Canimation was created as a site where some of the top animation writers in the world could share their craft. But it was also created to celebrate Canadian Animation itself. So we weren’t kidding about starting our own little Canimation Hall of Fame here in our private little corner of the digital world!

We’ve been honouring classic Canadian cartoon characters that occupy a unique place in our country’s animation history.
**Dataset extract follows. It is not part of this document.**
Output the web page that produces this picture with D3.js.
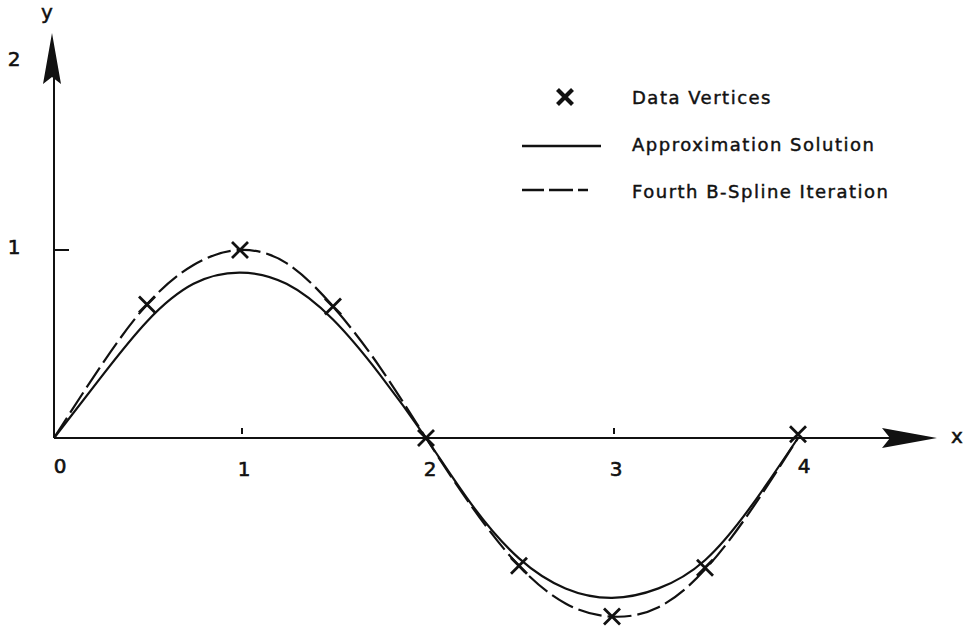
<!DOCTYPE html>
<html>
<head>
<meta charset="utf-8">
<script src="https://cdn.jsdelivr.net/npm/d3@7"></script>
<style>
  html, body { margin: 0; padding: 0; background: #fff; }
  svg text { font-family: "DejaVu Sans", "Liberation Sans", sans-serif; fill: #111; }
</style>
</head>
<body>
<svg id="chart" width="963" height="630"></svg>
<script>
// Sample abscissae for the two curves
const curveX = [0, 0.25, 0.5, 0.75, 1, 1.25, 1.5, 1.75, 2, 2.25, 2.5, 2.75, 3, 3.25, 3.5, 3.75, 4];
// Approximation solution (solid)
const approxY = [0, 0.32, 0.62, 0.82, 0.88, 0.82, 0.63, 0.34, 0, -0.36, -0.64, -0.80, -0.85, -0.80, -0.65, -0.36, 0];
// Fourth B-spline iteration (dashed)
const splineY = [0, 0.38, 0.71, 0.92, 1.0, 0.93, 0.70, 0.38, 0, -0.37, -0.68, -0.88, -0.95, -0.90, -0.70, -0.38, 0];
// Data vertices
const vertexX = [0.5, 1, 1.5, 2, 2.5, 3, 3.5, 4];
const vertexY = [0.71, 1.0, 0.70, 0, -0.68, -0.95, -0.69, 0.02];
// Axis ticks
const xTicks = [0, 1, 2, 3, 4];
const yTicks = [1, 2];
const legendLabels = ["Data Vertices", "Approximation Solution", "Fourth B-Spline Iteration"];

const svg = d3.select("#chart");
const ink = "#111";

const x = d3.scaleLinear().domain([0, 4]).range([54, 798]);
const y = d3.scaleLinear().domain([0, 1]).range([438, 250]);

// Axes
svg.append("line").attr("x1", x(0)).attr("x2", 890).attr("y1", y(0)).attr("y2", y(0))
  .attr("stroke", ink).attr("stroke-width", 2);
svg.append("line").attr("x1", x(0)).attr("x2", x(0)).attr("y1", y(0)).attr("y2", 78)
  .attr("stroke", ink).attr("stroke-width", 2);

// Arrowheads
svg.append("path")
  .attr("d", "M937,438 L882,428 L890,438 L882,448 Z")
  .attr("fill", ink);
svg.append("path")
  .attr("d", `M${x(0) - 2},33 L${x(0) - 11},84 L${x(0) - 2},77 L${x(0) + 7},84 Z`)
  .attr("fill", ink);

// Axis names
svg.append("text").attr("x", 957).attr("y", 443).attr("text-anchor", "middle")
  .attr("font-size", 20).attr("stroke", ink).attr("stroke-width", 0.5).text("x");
svg.append("text").attr("x", 47).attr("y", 19).attr("text-anchor", "middle")
  .attr("font-size", 20).attr("stroke", ink).attr("stroke-width", 0.5).text("y");

// x ticks and labels
svg.selectAll(".xtick").data(xTicks.filter(d => d === 1 || d === 3)).enter().append("line")
  .attr("x1", d => x(d) + 2).attr("x2", d => x(d) + 2)
  .attr("y1", y(0) - 10).attr("y2", y(0) - 4)
  .attr("stroke", ink).attr("stroke-width", 2);
svg.selectAll(".xlab").data(xTicks).enter().append("text")
  .attr("x", d => x(d) + (d === 0 ? 6 : d === 4 ? 6 : 4))
  .attr("y", d => (d === 0 || d === 4) ? 473 : 476)
  .attr("text-anchor", "middle").attr("font-size", 20)
  .attr("stroke", ink).attr("stroke-width", 0.6)
  .text(d => d);

// y ticks and labels
svg.append("line").attr("x1", x(0)).attr("x2", x(0) + 15).attr("y1", y(1)).attr("y2", y(1))
  .attr("stroke", ink).attr("stroke-width", 2);
svg.selectAll(".ylab").data(yTicks).enter().append("text")
  .attr("x", 14).attr("y", d => y(d) + 4)
  .attr("text-anchor", "middle").attr("font-size", 20)
  .attr("stroke", ink).attr("stroke-width", 0.6)
  .text(d => d);

// Curves
const line = d3.line().x(d => x(d[0])).y(d => y(d[1])).curve(d3.curveNatural);
svg.append("path").datum(curveX.map((v, i) => [v, approxY[i]]))
  .attr("d", line).attr("fill", "none").attr("stroke", ink).attr("stroke-width", 2.2);
svg.append("path").datum(curveX.map((v, i) => [v, splineY[i]]))
  .attr("d", line).attr("fill", "none").attr("stroke", ink).attr("stroke-width", 2.2)
  .attr("stroke-dasharray", "24,6");

// Data vertex markers
const xMark = (cx, cy, r, w) => {
  const g = svg.append("g").attr("transform", `translate(${cx},${cy})`);
  g.append("path").attr("d", `M${-r},${-r}L${r},${r}M${-r},${r}L${r},${-r}`)
    .attr("stroke", ink).attr("stroke-width", w).attr("fill", "none");
};
vertexX.forEach((v, i) => xMark(x(v), y(vertexY[i]), 8, 2.8));

// Legend
xMark(565, 97, 7.5, 4.2);
svg.append("line").attr("x1", 522).attr("x2", 601).attr("y1", 146).attr("y2", 146)
  .attr("stroke", ink).attr("stroke-width", 2.4);
svg.append("line").attr("x1", 522).attr("x2", 606).attr("y1", 190).attr("y2", 190)
  .attr("stroke", ink).attr("stroke-width", 2.4).attr("stroke-dasharray", "22,5,24,5,10");
svg.selectAll(".leg").data(legendLabels).enter().append("text")
  .attr("x", 632).attr("y", (d, i) => 104 + i * 47)
  .attr("font-size", 18).attr("letter-spacing", 1.5)
  .attr("stroke", ink).attr("stroke-width", 0.45)
  .text(d => d);
</script>
</body>
</html>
Last time out it was Rocket Robin Hood and his creators, Al Guest and Jean Mathieson.

This time out, we’re giving a big, fluffy, pastel hug to a major game changer in turning arty, independent, Canuck animation into big business.

Let’s give some love to…

THE CARE BEARS



It’s hard to believe these fluffy, pastel characters created by a U.S.  greeting card company to warm Mommy’s heart on Mother’s Day or any other occasion saved Canadian animation giant Nelvana from bankruptcy and helped jumpstart the modern age of Canadian animation.

Founded in 1971, by Michael Hirsh, Patrick Loubert and Clive Smith, Nelvana built its initial reputation making animated shorts for the CBC and a series of highly regarded holiday specials.

The company then devoted five years and $8 million to the production of an animated rock and roll fable called Rock & Rule. Sadly, the film received almost no promotion on its release in the States and left the company on the brink of financial collapse.

Nelvana managed to keep the lights on by doing children’s television. But it was their move to acquire the character rights to the Care Bears from franchise owner American Greetings that turned their fortunes around.

One of the first films to be based on a toy line (Raggedy Anne and Andy beat it out, for one), The Care Bears Movie was released in 1985.  It was an unprecedented success.  In fact, for many years it was the highest grossing animated feature ever made without the name “Disney” preceding the title.

Sorry, now that I'm a success, all autograph requests go through my agent, Cashheart Bear.

Building on that success, Nelvana released a second Care Bears movie and a highly successful television series.  Over the years Nelvana developed a worldwide reputation for taking character franchises and making them into successful animated shows that maintained the flavour of the original character.

That approach (similar to the one taken by Cinar and later, Cookie Jar) is what propelled Nelvana to become international animation leader, producing hundreds upon hundreds of hours of cartoon television. More hits like Babar, Tintin, Little Bear and Magic School Bus enabled the company to branch out into original production like today’s 6Teen, Sidekicks and modern classics like Fairly Oddparents.

The tattoo parlour line-ups in Care-A-Lot are craaaaazy.

Oddly, Nelvana and Cinar may also be partially responsible for the proliferation of successful smaller companies.

With changes in structure at Nelvana over the years (and the help of Cinar’s implosion just before the new millennium) scores of highly skilled animators, producers and writers were scattered into the wilderness to help staff and build up other companies, setting the stage for today’s vital field of animation production companies.

And so, with huggy-hugs all around, Canimation inducts The Care Bears into our imaginary, totally made up Canadian Animation Hall of Fame.